La primavera se culminó de una manera espantosa en Chernóbil, el día 27 de abril de 1986; el calor que esperaban que entibiara el riguroso clima ucraniano no vino envuelto de aromas de flores ni de promesas de descansos vacacionales, sino de presagios de un final que hubiera podido ser total. Apocalíptico. Las estimaciones menos optimistas de la catátrofe elevan a 400.000 el número de muertos y a cinco millones de afectados (no citaremos a la OMS a este respecto; este organismo ha demostrado con creces en los últimos tiempos que no es nada independiente). Y para conmemorar de manera irónica esta trágica efeméride, en una semana en que afortunadamente han surgido varias más alegres, Fukushima ha celebrado hace poco un doloroso recodatorio.

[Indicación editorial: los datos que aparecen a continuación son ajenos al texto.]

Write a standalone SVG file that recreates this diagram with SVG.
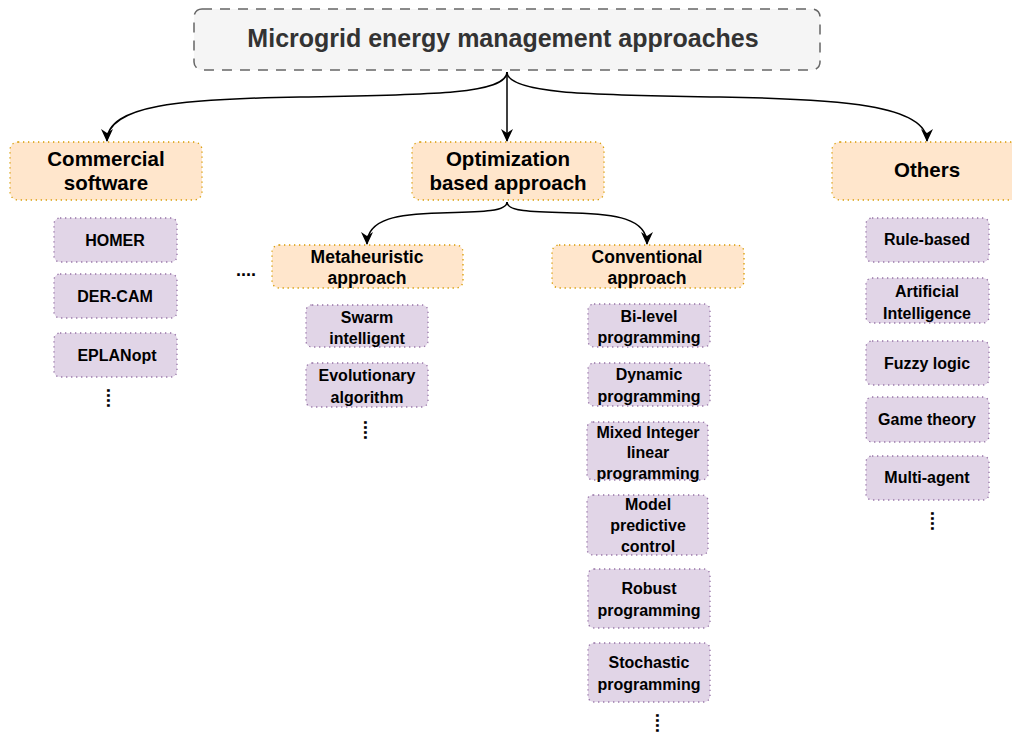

Estamos hablando de una tragedia de dimensiones terroríficas. Pero, sin quitarle un ápice de importancia, lo peor de Chérnobil no fueron sus consecuencias, sino su significado, aparte del que nos ilustra sobre la estupidez humana. Este significado que sistemáticamente hemos ido alejando de nuestros mentes para continuar día a día con nuestro trabajo (o tal vez sería mejor decir en estos momentos “con nuestro paro”) y con nuestras vidas. Y que es el siguiente: vivimos sobre un polvorín. Sobre, bajo, dentro y en medio de un polvorín. Las centrales nucleares, digan lo que digan acerca de su energía limpia y necesaria que mantiene nuestro nivel de vida, son absurdas: no podemos continuar interminablemente acumulando por todas partes residuos peligrosos que tardarán siglos y milenios en descomponerse, no podemos jugar con ese poder que, por muchas seguridades que tomemos (como ha demostrado Fukushima) tiene mucho más potencia que nuestra fuerza e inteligencia (al menos que las actuales), potencia que además hemos ayudado a materializar. Y solo es una más de las numerosos amenazas de este mundo que, paradójicamente, crecen cada vez que el poder se inventa una nueva manera de convertirlo en un lugar más seguro y cómodo.
No quisiera que este post resultara deprimente: comprendo que el proceso de exorcizar fantasmas es doloroso y no siempre es necesario: la vida está ahí, y está llena, a pesar de todo, de oportunidades para disfrutar y distraerse. No es ni útil ni desde luego necesario que no nos obsesionemos. Pero no dejemos que nadie más nos engañe y nos manipule y hagamos un hueco en nuestras distracciones a la lucha que evitará que cosas así vuelvan a suceder.
P.D.: Hablando de obsesiones, hace tiempo que pienso mucho en los liquidadores. Algunos fueron solo víctimas, pero la mayoría se comportaron como auténticos héroes que dieron su vida por los demás. El hecho de que existe gente como ellos es un motivo más para seguir luchando.